Will the County have a unified transit plan? Usually the chorus of voices that is the loudest chants about dedicated revenues, which the Governor’s task force is going to look at, but in a broader scope for roads, bridges, transit, airports, etc. What are the ingredients of the unified plan? It is very unclear, but the May 10th hearing produced a few interesting tidbits from the PAT CEO. First, answering a question from a Council member he noted there have been "…increases in utilization of the Authority’s park and ride lots near the routes turned over to Lenzner in the North Hills". Recall that the board voted to allow the private provider take over two routes that the Authority was no longer going to operate. Thus far there has been little evidence about how Lenzner is doing on those routes and while the CEO’s comments don’t provide any detailed numbers and could be anecdotal.

Second, the CEO stated "…escalating legacy costs will likely hamstring the Authority in the event that the performance based funding model is perpetuated from Act 44 to the new legislative solution". The 2010 single audit for PAT shows an unfunded retiree health care liability of $812 million and an unfunded pension liability of $198 million. PAT put in over $60 million for both benefits in 2010. What is the "performance based funding model" you ask? According to PENNDOT factors like passengers per hour, cost per hour, revenue per hour, and cost per passenger trip would factor into allocating scarce dollars. No wonder officials at PAT are scared: our Brief last week showed that PAT has very high passenger costs on buses and those costs increased over the decade at a very high rate.
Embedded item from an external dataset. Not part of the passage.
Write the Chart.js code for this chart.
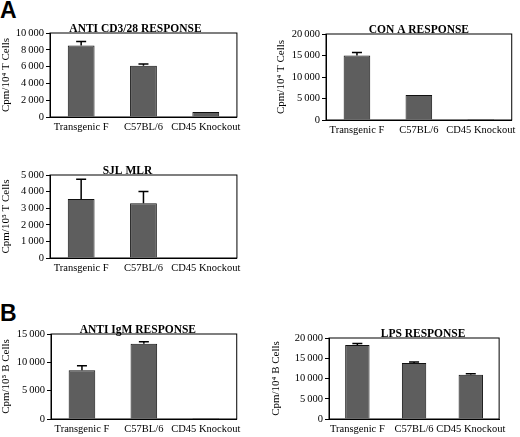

City and County Share a Ride on Vehicle Maintenance

According to the 2009 Act 47 report for Pittsburgh, the City has a fleet of 940 vehicles and related pieces of equipment. A quick look at data in the most recent County CAFR shows a similar count (934) for Allegheny County. Both currently contract vehicle maintenance to a private contractor under separate contracts and could be under one contract in the coming months, possibly by August 1st according to a County spokesperson.

By doing so the hope is that the savings for taxpayers will be even greater in scale, and it would maintain a non-core service of both the City and the County with a private operator.

The City’s Act 47 report points out that, even with the contractor agreeing to abide by the collective bargaining agreement that the City had with in-house employees, "vehicle maintenance costs were approximately $400k lower in FY2007 than in FY2003".

With the possibility of such savings and improved performance by the respective vehicle fleet of each governing body, this is a joint effort that should be pursued with vigor.